The detainee has no right to receive legal advice or to remain silent but must give any information requested as well as surrender his or her passport and say whether they have documents specified by the police which, again they must surrender. The detainee is also subject to sweeping powers of search and detention of property which can be held for up to seven days or while the police believe it may be needed as evidence. Finally, failure to comply with this procedure or to contravene a prohibition imposed by the authorities or in any way obstruct the inquiry can result in a prison sentence. According to the logic of the state of exception Schedule 7 suspends the law in order better to apply it.

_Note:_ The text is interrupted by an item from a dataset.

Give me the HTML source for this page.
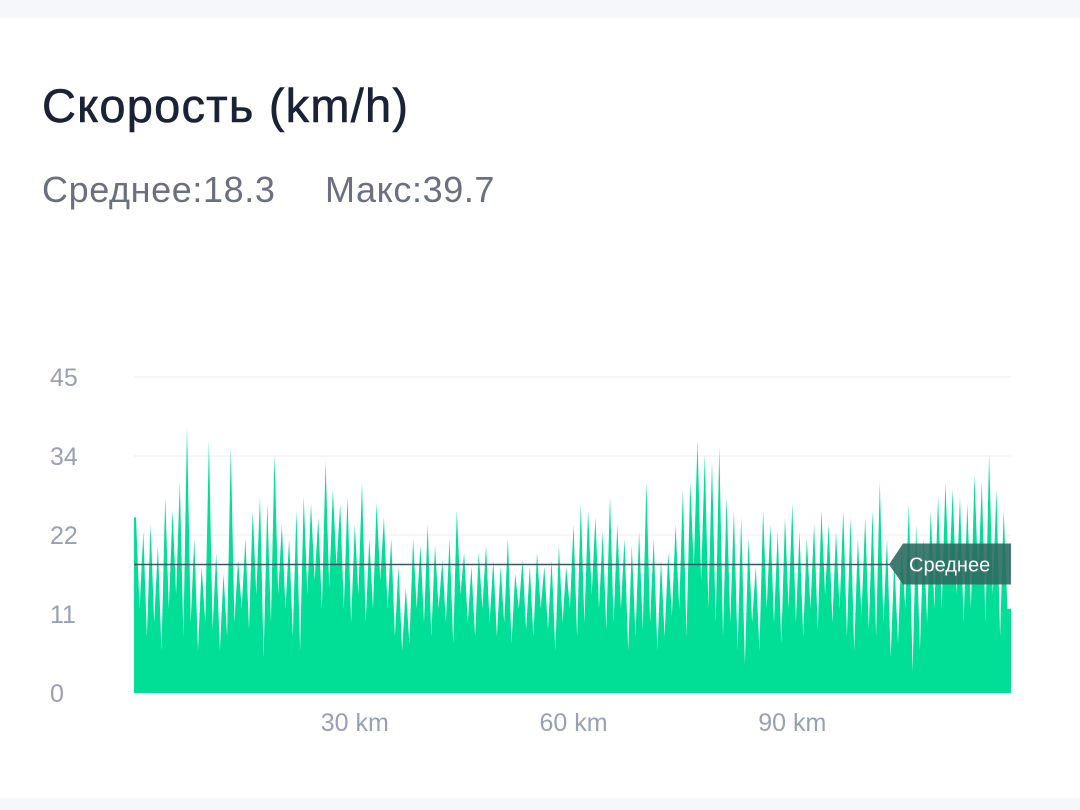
<!DOCTYPE html>
<html><head><meta charset="utf-8">
<style>
html,body{margin:0;padding:0;background:#f6f7fb;}
#card{position:absolute;left:0;top:18px;width:1080px;height:780px;background:#fff;}
.t{position:absolute;font-family:"Liberation Sans","Noto Sans CJK SC",sans-serif;white-space:nowrap;}
</style></head><body>
<div id="card">
<div class="t" style="left:42px;top:60px;font-size:47px;letter-spacing:1.2px;color:#1b2236;-webkit-text-stroke:0.6px #1b2236;">Скорость (km/h)</div>
<div class="t" style="left:42px;top:151px;font-size:36px;letter-spacing:0.6px;color:#6b7080;">Среднее:18.3</div>
<div class="t" style="left:325px;top:151px;font-size:36px;letter-spacing:0.6px;color:#6b7080;">Макс:39.7</div>
</div>
<svg id="chart" width="1080" height="810" style="position:absolute;left:0;top:0"></svg>
<script>
const yTicks=[45,33.75,22.5,11.25,0];
const yTickLabels=["45","34","22","11","0"];
const xTicks=[30,60,90];
const xTickLabels=["30 km","60 km","90 km"];
const avgSpeed=18.3;
const hiSpeed=[25,23,24,21,28,26,30,38,22,18,36,20,17,35,19,22,26,28,27,34,24,22,26,28,27,25,33,29,27,28,24,30,22,27,25,22,18,15,22,21,24,21,19,22,26,20,18,20,21,19,18,22,17,19,18,20,18,19,21,18,24,27,26,25,23,28,24,22,21,23,30,22,19,20,24,29,30,36,34,33,35,28,26,25,22,18,26,24,23,25,27,23,22,24,26,24,23,26,25,22,25,26,30,22,19,21,27,24,22,26,28,30,29,28,27,31,30,34,29,26];
const loSpeed=[12,8,10,6,12,14,8,10,6,10,9,6,8,10,12,9,14,5,10,14,12,8,6,14,16,12,15,18,12,10,14,10,12,16,12,8,6,7,12,10,8,12,10,7,14,10,8,12,10,8,10,7,12,9,8,12,9,6,10,12,8,10,14,12,9,10,12,6,8,9,10,6,8,11,12,8,18,16,12,10,8,10,6,4,10,6,12,10,7,12,10,8,12,9,14,10,12,8,6,11,9,8,10,5,7,12,3,6,10,12,12,16,14,10,12,16,10,14,8,12];
const svg=document.getElementById('chart');const NS='http://www.w3.org/2000/svg';
const X0=134,X1=1011,Y0=693,Y1=377,KM=120;
const x=v=>136+(v)*(X1-136)/KM;
const y=v=>Y0-v*(Y0-Y1)/45;
function mk(t,a){const e=document.createElementNS(NS,t);for(const k in a)e.setAttribute(k,a[k]);svg.appendChild(e);return e;}
yTicks.forEach((v,i)=>{
 if(v>0){const g=mk('line',{x1:X0,x2:X1,y1:y(v),y2:y(v),stroke:'#eceef3','stroke-width':1});
 
 }
 const t=mk('text',{x:50,y:y(v)+9,'font-size':25,fill:'#98a0b3','font-family':'Liberation Sans,sans-serif'});
 t.textContent=yTickLabels[i];
 
 
});
let d='M'+X0+','+Y0+' L'+X0+','+y(hiSpeed[0]).toFixed(1);
for(let i=0;i<hiSpeed.length;i++){d+=' L'+x(i).toFixed(1)+','+y(hiSpeed[i]).toFixed(1)+' L'+x(i+0.5).toFixed(1)+','+y(loSpeed[i]).toFixed(1);}
d+=' L'+X1+','+y(loSpeed[loSpeed.length-1]).toFixed(1)+' L'+X1+','+Y0+' Z';
const area=mk('path',{d:d,fill:'#00df95'});


const al=mk('line',{x1:X0,x2:890,y1:y(avgSpeed),y2:y(avgSpeed),stroke:'#3d5560','stroke-width':1.5});


const ay=y(avgSpeed);
const badge=mk('path',{d:`M889,${ay} L903,${ay-21} L1011,${ay-21} L1011,${ay+20} L903,${ay+20} Z`,fill:'#2b6b62','fill-opacity':0.9});


const bt=mk('text',{x:909,y:ay+7,'font-size':20,fill:'#fff','font-family':'Liberation Sans,sans-serif'});
bt.textContent='Среднее';


xTicks.forEach((v,i)=>{const t=mk('text',{x:x(v),y:731,'font-size':25,fill:'#98a0b3','text-anchor':'middle','font-family':'Liberation Sans,sans-serif'});
 t.textContent=xTickLabels[i];
 
 });
</script>
</body></html>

Those critics who regard the legal powers used to detain and interrogate Miranda for just short of the maximum permitted nine hours as disproportionate, excessive and therefore inappropriate and an abuse of such powers, who further believe that he could have been detained and questioned under other laws which would have better safeguarded his rights, are missing the real danger posed by these zones of indistinction.
Where, within the normal juridical order, the law limits itself to deciding the case based on the presentation of the given facts of the situation, now sovereign power produces the situation as a state of exception in which law and fact are indistinguishable. In these circumstances where no crime needs to be committed, questions of guilt and innocence become completely irrelevant and make no sense. It is not a matter of whether Miranda is, in fact, a ‘terrorist suspect’ or not but that anyone detained within the space where Schedule 7 has full sway without even the prior need for suspicion by the authorities becomes something else by being a detainee under terrorist legislation. It isn’t just that the 69,000 people who have already been detained at ports and airports under this legislation have been subject to temporary internment without trial but that their status as citizens is undermined as a consequence.
George Orwell’s dystopian novel ‘1984’ describes a world in which the whole of civil society has become entirely enmeshed within and indistinguishable from the law based on the state of exception. Law has become naked executive power directed towards some higher realm we cannot understand because it has been abstracted to the point of seeming to be little more than self interest. In pursuit of this sacred goal life itself is reduced to bare existence and becomes expendable. Politics, which can only flourish in the gap between law and life, and as the principal means of keeping them apart, is finally eliminated. If war has been the condition of truth of every political order throughout history, then Orwell confronts us with this condition taken to the limit of its possibility – a world where violence is unconditional because even the memory of what could oppose it has been almost entirely erased. As Thomas Pynchon has pointed out, it will take more than moral superiority or good intentions or clean living to prevent this state of affairs from becoming a reality.